Rippling treats payroll errors as feature requests
tl;dr: Rippling does not ensure HSA contributions and deposits actually match, leading to a situation where you may have money withheld from your paycheck that doesn’t actually get deposited into your HSA. If you use Rippling and have made manual HSA contributions during the year, go audit your contributions and make sure they match the deposits into your HSA account.
The setup: A simple math error
My company uses Rippling’s PEO. I have an HDHP with an HSA. The plan includes a $200/mo employer contribution, and I opt to contribute another $200/mo. This should result in $4800/yr deposited into my HSA.
In October, I made a manual contribution of $4150 with the aim of hitting the HSA contribution limit ($8550 for 2025). I wasn’t paying close attention to the fact that my health plan ends on November 30th, and because the projected contributions feature in Rippling doesn’t work properly with non-calendar year health plans (it projected $4400), I ended up over-contributing by $400. A simple mistake, but one I figured I’d just correct with some excess-contribution tax forms in the new year.
The Failure
In December, Rippling’s HSA system realized I had reached the annual contribution limit and blocked further deposits. But this information apparently didn’t spill over into their payroll system which happily continued to withhold funds. The result:
- Rippling withheld $200 from my December paychecks as shown on my paystubs
- Rippling shows my company contributed $200 on my December paystubs
- The money was never deposited into my HSA
- The $400 (my $200 + the company’s $200) simply sat in my employer’s payroll account, an interest-free loan from me to them, and a hidden liability on my company’s ledger.
- My W2 is now incorrect: it shows $4800 for Box 12 Code W (i.e. HSA contributions), but that’s $400 off from reality.
Rippling failed to notify me, and they failed to notify my employer about any issues here. I only happened to notice because I track my finances using beancount and things weren’t adding up right.
Support’s response: “It’s not a bug, it’s a feature gap”
Trying to get support to understand there was an actual issue here was a chore. I eventually had to have my COO escalate the issue via our Rippling CSM, and in the end the explanation was:
The shortfall occurred because direct HSA contributions made through the HSA portal do not currently sync back into Rippling payroll. As a result, payroll deductions continued based on your existing settings, which caused the discrepancy.
I have passed detailed feedback to our product team regarding this issue. We are exploring enhancements to allow direct contributions via Elevate to sync with Rippling payroll, which would prevent this situation from happening in the future.
I asked directly if there was ever a plan to notify me:
To answer your question directly about “Would You Have Been Notified if This Was Not Caught?”: no, Rippling does not proactively notify employees about reaching the annual HSA contribution limit as part of year-end audits.
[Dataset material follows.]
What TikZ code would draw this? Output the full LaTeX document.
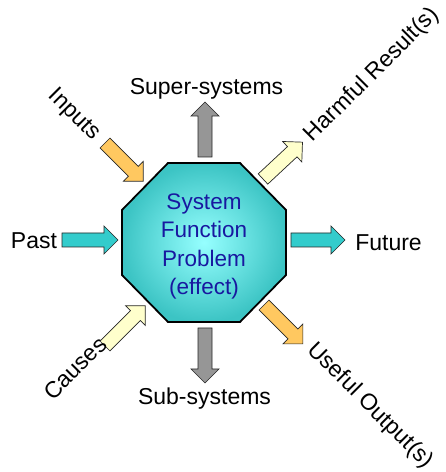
\documentclass[tikz,border=0pt]{standalone}
\usepackage{fontspec}
\setmainfont{Liberation Sans}
\definecolor{orangeA}{RGB}{255,200,96}
\definecolor{paleY}{RGB}{255,255,204}
\definecolor{cyanA}{RGB}{51,204,204}
\definecolor{grayA}{RGB}{150,150,150}
\definecolor{textblue}{RGB}{24,24,160}
\definecolor{octIn}{RGB}{150,255,255}
\definecolor{octOut}{RGB}{60,196,196}
\tikzset{
  pics/blockarrow/.style={code={
    \draw[line width=0.7pt, draw=black!85, line join=miter, pic actions]
      (0,-7) -- ({#1-14},-7) -- ({#1-14},-14) -- (#1,0) -- ({#1-14},14) -- ({#1-14},7) -- (0,7) -- cycle;}},
  lbl/.style={font=\fontsize{23}{27}\selectfont, inner sep=0pt}
}
\begin{document}
\begin{tikzpicture}[x=1pt,y=1pt]
\useasboundingbox (0,0) rectangle (446,472);
% central octagon
\shade[draw=black, line width=1.8pt, line join=miter, inner color=octIn, outer color=octOut]
  (168,309) -- (240,309) -- (286,262) -- (286,197) -- (240,150) -- (168,150) -- (122,197) -- (122,262) -- cycle;
\node[align=center, text=textblue, font=\fontsize{22.5}{28.3}\selectfont, inner sep=0pt] (core) at (204,225.5)
  {System\\Function\\Problem\\(effect)};
% block arrows
\pic[fill=grayA, rotate=90] at (205,315) {blockarrow=55};
\pic[fill=grayA, rotate=-90] at (205,144) {blockarrow=55};
\pic[fill=cyanA] at (62,232) {blockarrow=56};
\pic[fill=cyanA] at (291,232) {blockarrow=54};
\pic[fill=orangeA, rotate=-45] at (105,329) {blockarrow=54};
\pic[fill=paleY, rotate=43] at (263,293) {blockarrow=54};
\pic[fill=paleY, rotate=45] at (105,126) {blockarrow=57};
\pic[fill=orangeA, rotate=-45] at (264,167) {blockarrow=55};
% labels
\node[lbl, anchor=base] (super) at (206.5,377) {Super-systems};
\node[lbl, anchor=base] (sub) at (204.5,67) {Sub-systems};
\node[lbl, anchor=base] (past) at (34,223.5) {Past};
\node[lbl, anchor=base] (future) at (388.5,221.5) {Future};
\node[lbl, rotate=-45] (inputs) at (74,357) {Inputs};
\node[lbl, rotate=45] (harmful) at (372,397) {Harmful Result(s)};
\node[lbl, rotate=45] (causes) at (75,104) {Causes};
\node[lbl, rotate=-45] (useful) at (370,66) {Useful Output(s)};
\end{tikzpicture}
\end{document}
When I expressed my frustration with this situation and that my money was missing, they brushed it off because the money was still in my employer’s bank account (emphasis mine):
The deductions that you see in your paycheck are essentially reducing your net pay, meaning the cash was never paid out to you. [snip] However, because Rippling did not pull those funds to send to the HSA (due to the limit), the cash never left the company’s account.
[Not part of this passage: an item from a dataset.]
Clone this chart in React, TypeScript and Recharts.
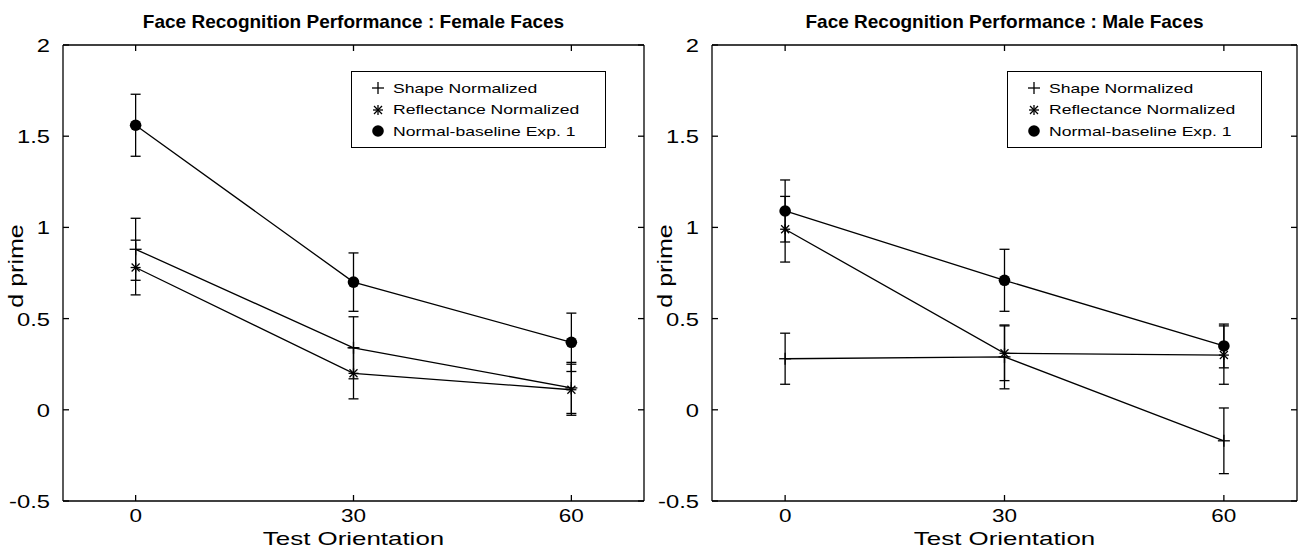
import React from 'react';
import { LineChart, Line, XAxis, YAxis, ErrorBar, Label } from 'recharts';

// test orientations (degrees) and d prime values
const orientations = [0, 30, 60];
const xTicks = [0, 30, 60];
const yTicks = [-0.5, 0, 0.5, 1, 1.5, 2];

const femaleShape = [0.88, 0.34, 0.12];
const femaleShapeErr = [0.17, 0.17, 0.14];
const femaleRefl = [0.78, 0.2, 0.11];
const femaleReflErr = [0.15, 0.14, 0.14];
const femaleNormal = [1.56, 0.7, 0.37];
const femaleNormalErr = [0.17, 0.16, 0.16];

const maleShape = [0.28, 0.29, -0.17];
const maleShapeErr = [0.14, 0.175, 0.18];
const maleRefl = [0.99, 0.31, 0.3];
const maleReflErr = [0.18, 0.15, 0.16];
const maleNormal = [1.09, 0.71, 0.35];
const maleNormalErr = [0.17, 0.17, 0.12];

const legendLabels = ['Shape Normalized', 'Reflectance Normalized', 'Normal-baseline Exp. 1'];

const FONT = '"Liberation Sans", Arial, Helvetica, sans-serif';
const STRETCH = 1.25; // the scanned figure uses a wide sans face for axis text

function buildRows(shape: number[], shapeErr: number[], refl: number[], reflErr: number[], normal: number[], normalErr: number[]) {
  return orientations.map((o, i) => ({
    orientation: o,
    shape: shape[i],
    shapeErr: shapeErr[i],
    refl: refl[i],
    reflErr: reflErr[i],
    normal: normal[i],
    normalErr: normalErr[i],
  }));
}

const femaleRows = buildRows(femaleShape, femaleShapeErr, femaleRefl, femaleReflErr, femaleNormal, femaleNormalErr);
const maleRows = buildRows(maleShape, maleShapeErr, maleRefl, maleReflErr, maleNormal, maleNormalErr);

const fmtTick = (v: number) => String(v);

// wide text, as in the original print
const WideText = ({ x, y, anchor, size, rotate, stretch = STRETCH, children }: any) => (
  <text
    transform={`translate(${x},${y})${rotate ? ' rotate(-90)' : ''} scale(${stretch},1)`}
    textAnchor={anchor} fontSize={size} fontFamily={FONT} fill="#000"
  >
    {children}
  </text>
);

// markers
const PlusMark = ({ cx, cy }: any) => (
  <g stroke="#000" strokeWidth={1.3}>
    <line x1={cx - 6} x2={cx + 6} y1={cy} y2={cy} />
    <line x1={cx} x2={cx} y1={cy - 6} y2={cy + 6} />
  </g>
);

const StarMark = ({ cx, cy }: any) => (
  <g stroke="#000" strokeWidth={1.3}>
    <line x1={cx - 5} x2={cx + 5} y1={cy} y2={cy} />
    <line x1={cx} x2={cx} y1={cy - 5} y2={cy + 5} />
    <line x1={cx - 4} x2={cx + 4} y1={cy - 4} y2={cy + 4} />
    <line x1={cx - 4} x2={cx + 4} y1={cy + 4} y2={cy - 4} />
  </g>
);

const CircleMark = ({ cx, cy }: any) => <circle cx={cx} cy={cy} r={5.8} fill="#000" />;

const markers = [PlusMark, StarMark, CircleMark];

// inward MATLAB style ticks
const BottomTick = ({ x, y, payload }: any) => (
  <g>
    <line x1={x} x2={x} y1={y} y2={y - 6} stroke="#000" strokeWidth={1.3} />
    <WideText x={x} y={y + 21} anchor="middle" size={18}>{fmtTick(payload.value)}</WideText>
  </g>
);
const TopTick = ({ x, y }: any) => <line x1={x} x2={x} y1={y} y2={y + 6} stroke="#000" strokeWidth={1.3} />;
const LeftTick = ({ x, y, payload }: any) => (
  <g>
    <line x1={x} x2={x + 6} y1={y} y2={y} stroke="#000" strokeWidth={1.3} />
    <WideText x={x - 13} y={y + 7} anchor="end" size={19}>{fmtTick(payload.value)}</WideText>
  </g>
);
const RightTick = ({ x, y }: any) => <line x1={x} x2={x - 6} y1={y} y2={y} stroke="#000" strokeWidth={1.3} />;

function Panel({ rows, title, left, margin, legendLeft }: any) {
  const plotLeft = margin.left + 1;
  const plotWidth = 650 - margin.left - margin.right - 2;
  return (
    <div style={{ position: 'absolute', left, top: 0, width: 650, height: 550 }}>
      <div
        style={{
          position: 'absolute', left: plotLeft, width: plotWidth, top: 11, textAlign: 'center',
          fontFamily: FONT, fontWeight: 'bold', fontSize: 19, color: '#000', whiteSpace: 'nowrap',
        }}
      >
        {title}
      </div>
      <LineChart width={650} height={550} data={rows} margin={margin}>
        <XAxis
          dataKey="orientation" type="number" domain={[-10, 70]} ticks={xTicks} interval={0}
          allowDataOverflow height={1} tickSize={0} tickMargin={0} stroke="#000" strokeWidth={1.3}
          tick={(p: any) => <BottomTick key={p.index} {...p} />}
        >
          <Label
            content={({ viewBox }: any) => (
              <WideText x={viewBox.x + viewBox.width / 2} y={545} anchor="middle" size={18.5} stretch={1.4}>
                Test Orientation
              </WideText>
            )}
          />
        </XAxis>
        <XAxis
          xAxisId="top" orientation="top" dataKey="orientation" type="number" domain={[-10, 70]}
          ticks={xTicks} interval={0} allowDataOverflow height={1} tickSize={0} tickMargin={0}
          stroke="#000" strokeWidth={1.3}
          tick={(p: any) => <TopTick key={p.index} {...p} />}
        />
        <YAxis
          type="number" domain={[-0.5, 2]} ticks={yTicks} interval={0} allowDataOverflow width={1}
          tickSize={0} tickMargin={0} stroke="#000" strokeWidth={1.3}
          tick={(p: any) => <LeftTick key={p.index} {...p} />}
        >
          <Label
            content={({ viewBox }: any) => (
              <WideText x={viewBox.x - 39} y={viewBox.y + viewBox.height / 2 - 7} anchor="middle" size={20} rotate>
                d prime
              </WideText>
            )}
          />
        </YAxis>
        <YAxis
          yAxisId="right" orientation="right" type="number" domain={[-0.5, 2]} ticks={yTicks} interval={0}
          allowDataOverflow width={1} tickSize={0} tickMargin={0} stroke="#000" strokeWidth={1.3}
          tick={(p: any) => <RightTick key={p.index} {...p} />}
        />
        {['shape', 'refl', 'normal'].map((key, i) => {
          const Mark = markers[i];
          return (
            <Line
              key={key} dataKey={key} stroke="#000" strokeWidth={1.3} isAnimationActive={false}
              dot={(p: any) => <Mark key={p.index} cx={p.cx} cy={p.cy} />} activeDot={false}
            >
              <ErrorBar dataKey={key + 'Err'} width={5} stroke="#000" strokeWidth={1.3} direction="y" />
            </Line>
          );
        })}
      </LineChart>
      <div
        style={{
          position: 'absolute', left: legendLeft, top: 71, width: 255, height: 77,
          border: '1.3px solid #000', background: '#fff', boxSizing: 'border-box',
          fontFamily: FONT, fontSize: 13.5, color: '#000',
        }}
      >
        {legendLabels.map((label, i) => {
          const Mark = markers[i];
          return (
            <div key={label} style={{ position: 'absolute', left: 0, top: 6 + i * 21.5, height: 20, display: 'flex', alignItems: 'center', whiteSpace: 'nowrap' }}>
              <svg width={41} height={20} style={{ display: 'block' }}>
                <Mark cx={26} cy={10} />
              </svg>
              <span style={{ display: 'inline-block', transform: 'scaleX(1.3)', transformOrigin: 'left center' }}>{label}</span>
            </div>
          );
        })}
      </div>
    </div>
  );
}

export default function App() {
  return (
    <div style={{ position: 'absolute', left: 0, top: 0, width: 1300, height: 550, background: '#fff' }}>
      <Panel
        rows={femaleRows} title="Face Recognition Performance : Female Faces" left={0}
        margin={{ top: 44, right: 5, bottom: 48, left: 62 }} legendLeft={351}
      />
      <Panel
        rows={maleRows} title="Face Recognition Performance : Male Faces" left={650}
        margin={{ top: 44, right: 2, bottom: 48, left: 61 }} legendLeft={357}
      />
    </div>
  );
}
When my COO asked what they can do to ensure it doesn’t happen moving forward:
As a current workaround, we recommend that employees avoid making direct HSA contributions through the Elevate HSA portal, as these contributions are not reflected in payroll and may impact contribution tracking. All HSA contributions - regardless of source - count toward the annual IRS limit.
So they’re basically treating the issue like a product shortcoming rather than a serious bug, and even trying to shift the blame by suggesting workarounds or telling me the money is still with my company, as if they were the ones at fault here.
The Bottom Line
I don’t blame my company at all for this. We’re a small team, and the whole reason we use Rippling as our PEO is so that we don’t have to understand or deal with these sorts of things. We’re paying Rippling to be the expert here, and when they fail, it reveals all the promises of the PEO to be a lie. If I hadn’t been fortunate enough to notice the issue, I don’t have confidence Rippling would ever have informed me about the discrepancy. And so I’m still waiting for this to be resolved, wondering what other unnoticed mistakes Rippling has made with my payroll.
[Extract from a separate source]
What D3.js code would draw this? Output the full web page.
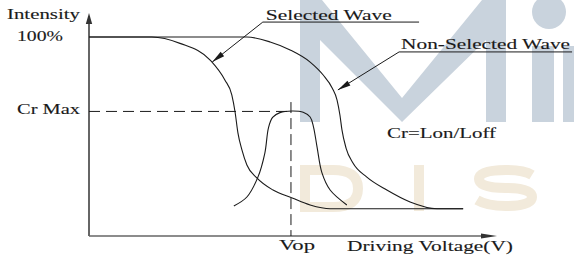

If you’re unfortunate enough to have to use Rippling, I recommend auditing your HSA ledger against your YTD paystub deductions. And if you are looking for a PEO, I strongly suggest looking elsewhere.
Rippling HSA Shenanigans Double-Feature
At the same time this is all going on, my company is also struggling with a separate issue with HSA accounts. Rippling was billing us for something like “Flex Benefits” and “HSA/FSA management”. During our renewal discussions at the beginning of the year, they discovered this and offered to consolidate them since those features are for the same functionality.
In their process of doing so, they removed the HSA functionality for everyone, which triggered Elevate to believe I had separated from my employer. When that happened, my existing HSA funds were moved into an individual HSA account and I got charged a $3 management fee. And my Rippling benefits debit card stopped working, because it’s no longer linked to an HSA account. That’s been broken since the 7th and is still waiting to be fixed; in the meantime I don’t have a functional HSA.